Small-scale Business Scenarios
The daily log scale is small, for example, only about a few hundred gigabytes (estimated below 500G). The scenario of the log is only used for daily operation and maintenance troubleshooting. Loggie can be used to send log directly to the Elasticsearch cluster. The architecture diagram is shown below:
advantage:
- Simple structure and easy maintenance
disadvantage:
- Due to the limited performance of Elasticsearch, when the log amount suddenly increases, the direct sending of the agent may cause a large number of retries or failures, resulting in the instability of Elasticsearch
- Poor scalability
Variant:
Elasticsearch is the most commonly used log store due to the popularity of the ELK architecture. If there are other services that depend on Elasticsearch, or if you have experience in the operation and maintenance of Elasticsearch, Elasticsearch is a good choice. However, Elasticsearch has certain requirements on resources and operation and maintenance. In some lightweight and resource-sensitive environments, you can consider:
- Store with Loki
- If you have relevant technical resources, you can also consider sending log to Clickhouse/Hive/Doris, etc.
Medium-scale business scenarios
When the daily log level is slightly larger, for example, 500G to 1T, and there are considerations in scalability in terms of architecture and business use, the introduction of a Loggie Aggregator cluster can be considered.
advantage:
- The aggregator cluster can undertake log segmentation and other capabilities.

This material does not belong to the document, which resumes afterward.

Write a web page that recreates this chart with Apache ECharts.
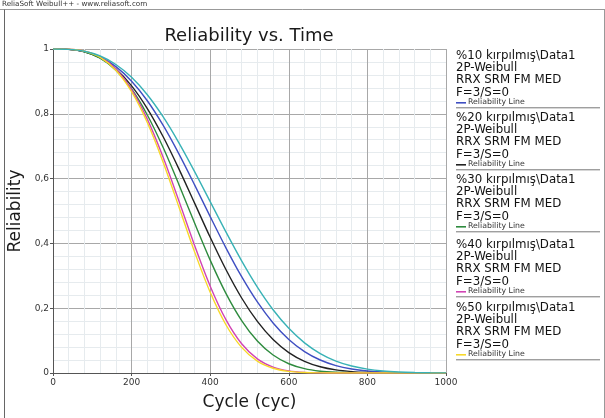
<!DOCTYPE html>
<html>
<head>
<meta charset="utf-8">
<script src="https://cdn.jsdelivr.net/npm/echarts@6/dist/echarts.min.js"></script>
<style>
html,body{margin:0;padding:0;background:#fff;}
#chart{width:605px;height:418px;}
</style>
</head>
<body>
<div id="chart"></div>
<script>
// Cycle values (x) at which the curves were read
const cycles = [0,40,80,120,160,200,240,280,320,360,400,440,480,520,560,600,640,680,720,760,800,840,880,920,960,1000];
// Reliability values
const rel10 = [1,0.9988,0.9920,0.9753,0.9456,0.9007,0.8402,0.7648,0.6772,0.5815,0.4828,0.3864,0.2973,0.2192,0.1545,0.1037,0.0662,0.0401,0.0229,0.0124,0.0063,0.0030,0.0013,0.0006,0.0002,0.0001];
const rel20 = [1,0.9988,0.9912,0.9723,0.9381,0.8863,0.8163,0.7299,0.6309,0.5250,0.4189,0.3193,0.2315,0.1592,0.1033,0.0631,0.0361,0.0193,0.0096,0.0044,0.0019,0.0007,0.0003,0.0001,0,0];
const rel30 = [1,0.9989,0.9916,0.9719,0.9347,0.8765,0.7964,0.6965,0.5829,0.4637,0.3484,0.2457,0.1617,0.0986,0.0554,0.0285,0.0133,0.0056,0.0021,0.0007,0.0002,0.0001,0,0,0,0];
const rel40 = [1,0.9993,0.9935,0.9755,0.9380,0.8749,0.7835,0.6664,0.5323,0.3946,0.2680,0.1647,0.0904,0.0437,0.0184,0.0066,0.0020,0.0005,0.0001,0,0,0,0,0,0,0];
const rel50 = [1,0.9993,0.9932,0.9742,0.9346,0.8683,0.7729,0.6515,0.5139,0.3746,0.2490,0.1489,0.0790,0.0367,0.0147,0.0050,0.0014,0.0003,0.0001,0,0,0,0,0,0,0];
const relExtra = [1,0.9990,0.9930,0.9784,0.9522,0.9126,0.8587,0.7910,0.7112,0.6225,0.5290,0.4354,0.3461,0.2652,0.1953,0.1379,0.0931,0.0600,0.0368,0.0215,0.0119,0.0062,0.0031,0.0014,0.0006,0.0003];

const xTicks = [0,200,400,600,800,1000];
const yTicks = [0,0.2,0.4,0.6,0.8,1];

const legendNames = ['%10 kırpılmış\\Data1','%20 kırpılmış\\Data1','%30 kırpılmış\\Data1','%40 kırpılmış\\Data1','%50 kırpılmış\\Data1'];
const legendSub = ['2P-Weibull','RRX SRM FM MED','F=3/S=0'];
const legendLine = 'Reliability Line';

const colors = ['#3f4fc2','#222222','#2e8b3e','#d144b4','#f7d82a','#38b2b6'];
const seriesData = [rel10, rel20, rel30, rel40, rel50, relExtra];

const chart = echarts.init(document.getElementById('chart'));

const series = seriesData.map((arr, i) => ({
  type: 'line',
  data: cycles.map((c, j) => [c, arr[j]]),
  smooth: 0.3,
  showSymbol: false,
  lineStyle: {color: colors[i], width: 1.4},
  itemStyle: {color: colors[i]},
  z: 2 + i,
  silent: true
}));

const graphics = [];
graphics.push({type:'text', left: 2, top: 1, style:{text:'ReliaSoft Weibull++ - www.reliasoft.com', fontSize: 7.2, fontFamily:'DejaVu Sans', fill:'#333'}});
graphics.push({type:'line', shape:{x1:0,y1:9.5,x2:605,y2:9.5}, style:{stroke:'#999', lineWidth:1}});
graphics.push({type:'line', shape:{x1:4.5,y1:9.5,x2:4.5,y2:418}, style:{stroke:'#666', lineWidth:1}});
graphics.push({type:'line', shape:{x1:604.5,y1:9.5,x2:604.5,y2:418}, style:{stroke:'#999', lineWidth:1}});
graphics.push({type:'text', x: 249, y: 36, style:{text:'Reliability vs. Time', fontSize: 18, fontFamily:'DejaVu Sans', fill:'#1a1a1a', align:'center', verticalAlign:'middle'}});
const entryTops = [50, 112, 174, 239, 302];
legendNames.forEach((name, i) => {
  const y0 = entryTops[i];
  const lines = [name].concat(legendSub);
  lines.forEach((t, k) => {
    graphics.push({type:'text', left: 456, top: y0 + k * 12.2, style:{text: t, fontSize: 11.8, fontFamily:'DejaVu Sans', fill:'#111'}});
  });
  const ly = y0 + 4 * 12.2 + 4;
  graphics.push({type:'line', shape:{x1:456,y1:ly,x2:466,y2:ly}, style:{stroke: colors[i], lineWidth: 1.6}});
  graphics.push({type:'text', left: 468, top: ly - 5, style:{text: legendLine, fontSize: 7.8, fontFamily:'DejaVu Sans', fill:'#333'}});
  graphics.push({type:'line', shape:{x1:456,y1:ly+5,x2:600,y2:ly+5}, style:{stroke:'#777', lineWidth:1}});
});

chart.setOption({
  animation: false,
  backgroundColor: '#fff',
  grid: {left: 53, top: 49, width: 393, height: 324, show: false, containLabel: false, outerBoundsMode: 'none'},
  xAxis: {
    type: 'value', min: 0, max: 1000, interval: 200,
    name: 'Cycle (cyc)', nameLocation: 'middle', nameGap: 21,
    nameTextStyle: {fontSize: 17, fontFamily: 'DejaVu Sans', color: '#1a1a1a'},
    axisLine: {show: true, onZero: false, lineStyle: {color: '#555', width: 1}},
    axisTick: {show: true, length: 3, lineStyle: {color: '#555'}},
    axisLabel: {fontSize: 9, fontFamily: 'DejaVu Sans', color: '#333', margin: 5,
      formatter: v => xTicks.indexOf(v) >= 0 ? String(v) : ''},
    splitLine: {show: true, lineStyle: {color: '#a8a8a8', width: 1}},
    minorTick: {show: false, splitNumber: 5},
    minorSplitLine: {show: true, lineStyle: {color: '#e6ebee', width: 1}}
  },
  yAxis: {
    type: 'value', min: 0, max: 1, interval: 0.2,
    name: 'Reliability', nameLocation: 'middle', nameGap: 25,
    nameTextStyle: {fontSize: 17, fontFamily: 'DejaVu Sans', color: '#1a1a1a'},
    axisLine: {show: true, lineStyle: {color: '#555', width: 1}},
    axisTick: {show: true, length: 3, lineStyle: {color: '#555'}},
    axisLabel: {fontSize: 9, fontFamily: 'DejaVu Sans', color: '#333', margin: 4,
      formatter: v => {
        const t = yTicks.find(y => Math.abs(y - v) < 1e-9);
        if (t === undefined) return '';
        return String(Math.round(t * 10) / 10).replace('.', ',');
      }},
    splitLine: {show: true, lineStyle: {color: '#a8a8a8', width: 1}},
    minorTick: {show: false, splitNumber: 5},
    minorSplitLine: {show: true, lineStyle: {color: '#e6ebee', width: 1}}
  },
  series: series,
  graphic: graphics
});
</script>
</body>
</html>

- The aggregator cluster has a certain buffer capacity
disadvantage:
- The buffering capacity is weaker than the message queue.
Large-scale business scenarios
If the log volume is large (more than 1T) and the performance and stability are required, you can consider using a message queue cluster such as Kafka.
It should be noted that Kafka itself cannot directly send data to the backend, so it is necessary to consider how to import Kafka data into the backend storage in real time. At this time, we can choose some components to consume Kafka and send data to the backend, such as Loggie/Logstash/Kafka connect/Flink, etc. However, Flink is suitable for enterprises with their own real-time streaming platform or operation and maintenance capabilities, otherwise it may introduce more operation and maintenance costs.
advantage:
- Using message queues such as Kafka, you can realize caching and peak reduction.
- Allows more consumers to consume Kafka, providing more scalability
Ultra-large-scale business scenarios
Dozens of TB to PB level. Compared with the above large-scale scenarios, the number of clusters is larger, and the architecture is more complex. More flexible extension can be added according to the above architecture.
For example:
- Use Loggie’s multi-pipeline feature to split business logs and send them to multiple Kafka clusters.
- Add a front-end Loggie aggregator cluster in a large-scale architecture, and perform traffic distribution and forwarding in advance.
More
In fact, in order to implement a complete log architecture, you also need to consider:
- Reliable: The entire link of collection, transmission, processing, and query needs to ensure that logs are not lost as much as possible, and that logs do not affect business stability.
- Observable and easy to troubleshoot: The system must have complete monitoring indicators, and there must be quick troubleshooting methods for problems or failures to reduce the cost of human operation and maintenance.
- Good performance: Collection, transmission and processing need to be lightweight and do not take up too many resources. And in the case of large data volumes, low latency and high throughput are also required.
- Easy to use: Log collection is easy to configure, reducing business usage costs. Do not intrude on application deployment.
- Complete: Meet the requirements of log processing, querying, monitoring and alarming, etc.